Students ate pizza for lunch before parents drove them to the Suffolk County House of Correction in South Bay, which houses a detention center run by US Immigration and Customs Enforcement. The kids led a long line of more than 100 supporters, along with a brass marching band, to the front doors of the building on Bradston Street while singing “This Little Light of Mine.”
“Show me what democracy looks like,” the kids chanted over a megaphone.
“This is what democracy looks like,” responded the crowd.
Joined by representatives from the coalition Jobs with Justice and from Service Employees International Union Local 32BJ, the group demanded the release of two undocumented individuals who were detained after their regular check-ins with ICE in the last six months: Francisco Rodriguez, a former janitor at MIT, who has been in detention since July, and Siham Byah, a local activist from Morocco who was detained in early November.
Students gathered signatures on letters to send to Governor Charlie Baker supporting the Safe Communities Act, a bill that would limit police cooperation with federal immigration authorities.
“I believe that deportation is very unfair,” said Ely Setiya, 11, of Brookline. “I would feel horrible if I was separated from my own family.”
Inside the building and above the crowd, men banged on barred windows and waved at the people on the street below.

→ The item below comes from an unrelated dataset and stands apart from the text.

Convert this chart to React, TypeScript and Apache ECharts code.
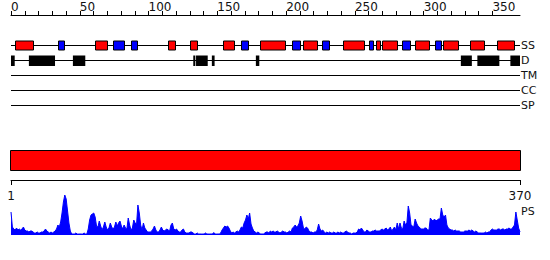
import React, { useEffect, useRef } from "react";
import * as echarts from "echarts";

const seqLength = 370;
const rulerTicks = [0, 10, 20, 30, 40, 50, 60, 70, 80, 90, 100, 110, 120, 130, 140, 150, 160, 170, 180, 190, 200, 210, 220, 230, 240, 250, 260, 270, 280, 290, 300, 310, 320, 330, 340, 350];
const rulerLabels = [0, 50, 100, 150, 200, 250, 300, 350];
const trackNames = ["SS", "D", "TM", "CC", "SP"];

// secondary structure: [start, end, type] H = helix (red), E = strand (blue)
const ssElements: [number, number, string][] = [
  [3, 16, "H"], [34, 38, "E"], [61, 70, "H"], [74, 82, "E"], [87, 91, "E"],
  [114, 119, "H"], [130, 135, "H"], [154, 162, "H"], [167, 172, "E"], [181, 199, "H"],
  [204, 210, "E"], [212, 222, "H"], [226, 231, "E"], [241, 256, "H"], [260, 263, "E"],
  [265, 268, "H"], [270, 281, "H"], [284, 290, "E"], [294, 304, "H"], [308, 312, "E"],
  [314, 325, "H"], [334, 344, "H"], [353, 365, "H"],
];

// disorder segments: [start, end]
const disorder: [number, number][] = [
  [0, 2.7], [13, 32], [45, 54], [132.5, 134], [134.5, 143], [146, 148],
  [178, 180.5], [327, 335], [339, 355], [363, 370],
];

const domains: [number, number][] = [[1, 370]];
const bottomTicks = [1, 370];

const psValues = [
  23, 8, 6, 5, 7, 5, 6, 5, 6, 8,
  5, 4, 4, 3, 4, 4, 3, 2, 2, 3,
  2, 2, 3, 3, 4, 6, 4, 3, 2, 3,
  2, 3, 4, 6, 10, 8, 13, 22, 33, 40,
  36, 24, 12, 4, 1, 1, 1, 2, 1, 1,
  1, 1, 1, 2, 1, 1, 6, 15, 20, 21,
  22, 18, 9, 8, 14, 9, 5, 8, 13, 8,
  5, 7, 12, 8, 6, 8, 13, 9, 12, 14,
  9, 6, 10, 7, 6, 17, 10, 5, 7, 15,
  12, 10, 30, 22, 10, 5, 12, 7, 5, 3,
  3, 3, 4, 6, 9, 5, 3, 3, 5, 8,
  5, 4, 5, 6, 5, 4, 10, 12, 6, 5,
  6, 4, 3, 3, 5, 6, 3, 2, 2, 2,
  3, 3, 2, 1, 1, 2, 1, 1, 1, 1,
  1, 2, 1, 1, 1, 1, 1, 2.5, 1, 1,
  1, 1, 2, 5, 7, 9, 8, 9, 7, 4,
  2, 3, 2, 3, 4, 3, 5, 8, 7, 12,
  15, 20, 16, 22, 11, 7, 4, 3, 2, 3,
  2, 1, 1, 1, 2, 3, 3, 2, 4, 3,
  4, 3, 3, 4, 3, 2, 3, 4, 3, 3,
  2, 3, 4, 3, 7, 8, 10, 8, 9, 12,
  19, 14, 7, 6, 8, 7, 4, 3, 3, 2,
  3, 3, 5, 11, 6, 4, 5, 3, 2, 3,
  2, 3, 2, 2, 3, 2, 2, 3, 2, 3,
  2, 2, 3, 4, 3, 2, 2, 1, 2, 2,
  2, 3, 6, 5, 7, 5, 3, 3, 5, 4,
  3, 3, 4, 4, 5, 4, 4, 4, 5, 6,
  5, 6, 7, 5, 6, 8, 4, 6, 8, 5,
  12, 6, 12, 7, 6, 14, 10, 12, 29, 22,
  10, 9, 8, 16, 12, 9, 8, 6, 6, 6,
  7, 7, 5, 5, 17, 15, 14, 16, 14, 15,
  16, 16, 27, 20, 18, 20, 10, 7, 6, 5,
  5, 4, 5, 4, 4, 4, 3, 3, 3, 4,
  4, 4, 5, 4, 5, 4, 3, 4, 3, 2,
  2, 2, 2, 2, 3, 2, 3, 3, 5, 6,
  5, 5, 5, 6, 6, 5, 6, 6, 5, 6,
  6, 7, 6, 6, 8, 10, 23, 15, 7, 3,
];

const FONT = "DejaVu Sans";

export default function App() {
  const ref = useRef<HTMLDivElement>(null);
  useEffect(() => {
    if (!ref.current) return;
    const chart = echarts.init(ref.current, null, { renderer: "svg" });
    const trackRow = (i: number) => i + 2;

    const option: any = {
      animation: false,
      backgroundColor: "#ffffff",
      grid: [
        { left: 11, top: 15, width: 509, height: 90 },
        { left: 11, top: 150, width: 509, height: 30 },
        { left: 11, top: 195, width: 509, height: 40 },
      ],
      xAxis: [
        {
          gridIndex: 0,
          type: "value",
          position: "top",
          min: 0,
          max: seqLength,
          interval: 10,
          axisLine: { show: true, onZero: false, lineStyle: { color: "#000", width: 1 } },
          axisTick: { show: true, length: 4, customValues: rulerTicks, lineStyle: { color: "#000" } },
          axisLabel: {
            show: true,
            customValues: rulerLabels,
            align: "left",
            margin: 2,
            color: "#111",
            fontFamily: FONT,
            fontSize: 12,
          },
          splitLine: { show: false },
        },
        {
          gridIndex: 1,
          type: "value",
          position: "bottom",
          min: 1,
          max: seqLength,
          axisLine: { show: true, onZero: false, lineStyle: { color: "#000", width: 1 } },
          axisTick: { show: true, length: 5, customValues: bottomTicks, lineStyle: { color: "#000" } },
          axisLabel: {
            show: true,
            customValues: bottomTicks,
            margin: 10,
            color: "#111",
            fontFamily: FONT,
            fontSize: 12,
          },
          splitLine: { show: false },
        },
        {
          gridIndex: 2,
          type: "value",
          min: 1,
          max: seqLength,
          show: false,
        },
      ],
      yAxis: [
        { gridIndex: 0, type: "value", min: 0, max: 6, inverse: true, show: false },
        { gridIndex: 1, type: "value", min: 0, max: 30, inverse: true, show: false },
        { gridIndex: 2, type: "value", min: 0, max: 40, show: false },
      ],
      series: [
        {
          type: "custom",
          xAxisIndex: 0,
          yAxisIndex: 0,
          data: trackNames.map((n, i) => [0, seqLength, i]),
          renderItem: (params: any, api: any) => {
            const idx = api.value(2);
            const p0 = api.coord([api.value(0), trackRow(idx)]);
            const p1 = api.coord([api.value(1), trackRow(idx)]);
            const y = Math.round(p0[1]) + 0.5;
            return {
              type: "group",
              children: [
                { type: "line", shape: { x1: p0[0], y1: y, x2: p1[0], y2: y }, style: { stroke: "#000", lineWidth: 1 } },
                {
                  type: "text",
                  x: p1[0] + 1,
                  y: y,
                  style: { text: trackNames[idx], fill: "#111", font: `11px '${FONT}'`, textVerticalAlign: "middle", textAlign: "left" },
                },
              ],
            };
          },
          z: 1,
        },
        {
          type: "custom",
          xAxisIndex: 0,
          yAxisIndex: 0,
          data: ssElements,
          encode: { x: [0, 1] },
          renderItem: (params: any, api: any) => {
            const d = ssElements[params.dataIndex];
            const p0 = api.coord([d[0], trackRow(0)]);
            const p1 = api.coord([d[1], trackRow(0)]);
            const cy = Math.round(p0[1]) + 0.5;
            return {
              type: "rect",
              shape: { x: Math.round(p0[0]) + 0.5, y: cy - 4.5, width: Math.round(p1[0] - p0[0]), height: 9 },
              style: { fill: d[2] === "H" ? "#ff0000" : "#0000ff", stroke: "#000", lineWidth: 1 },
            };
          },
          z: 2,
        },
        {
          type: "custom",
          xAxisIndex: 0,
          yAxisIndex: 0,
          data: disorder,
          encode: { x: [0, 1] },
          renderItem: (params: any, api: any) => {
            const d = disorder[params.dataIndex];
            const p0 = api.coord([d[0], trackRow(1)]);
            const p1 = api.coord([d[1], trackRow(1)]);
            const cy = Math.round(p0[1]) + 0.5;
            return {
              type: "rect",
              shape: { x: p0[0], y: cy - 5, width: Math.max(1.5, p1[0] - p0[0]), height: 10.5 },
              style: { fill: "#000" },
            };
          },
          z: 2,
        },
        {
          type: "custom",
          xAxisIndex: 1,
          yAxisIndex: 1,
          data: domains,
          encode: { x: [0, 1] },
          renderItem: (params: any, api: any) => {
            const d = domains[params.dataIndex];
            const p0 = api.coord([d[0] - 0.5, 0]);
            const p1 = api.coord([d[1] + 0.5, 0]);
            return {
              type: "rect",
              shape: { x: Math.round(p0[0]) + 0.5, y: p0[1] + 0.5, width: Math.round(p1[0] - p0[0]), height: 20 },
              style: { fill: "#ff0000", stroke: "#000", lineWidth: 1 },
            };
          },
        },
        {
          type: "line",
          xAxisIndex: 2,
          yAxisIndex: 2,
          data: psValues.map((v, i) => [i + 1, v]),
          symbol: "none",
          lineStyle: { color: "#0000ff", width: 1 },
          areaStyle: { color: "#0000ff", opacity: 1 },
          silent: true,
        },
      ],
      graphic: [
        {
          type: "text",
          left: 521,
          top: 206,
          style: { text: "PS", fill: "#111", font: `11px '${FONT}'` },
        },
      ],
    };
    chart.setOption(option);
    return () => chart.dispose();
  }, []);
  return <div ref={ref} style={{ position: "fixed", left: 0, top: 0, width: 550, height: 260 }} />;
}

One held a sign with two words: “Free us.”
“I wanted to do this because I want to make a change in the world,” said David Seniuk, 10. “I want to help as many people as possible. I think is a good way to start.”
Pamela Wine proudly took video of her daughter, Xela, during the action.
“Helping kids learn this young is going to make the world a much better place,” Wine said.
Xela was nervous that someone inside the correctional facility would get mad.
Then she looked up at the faces behind bars.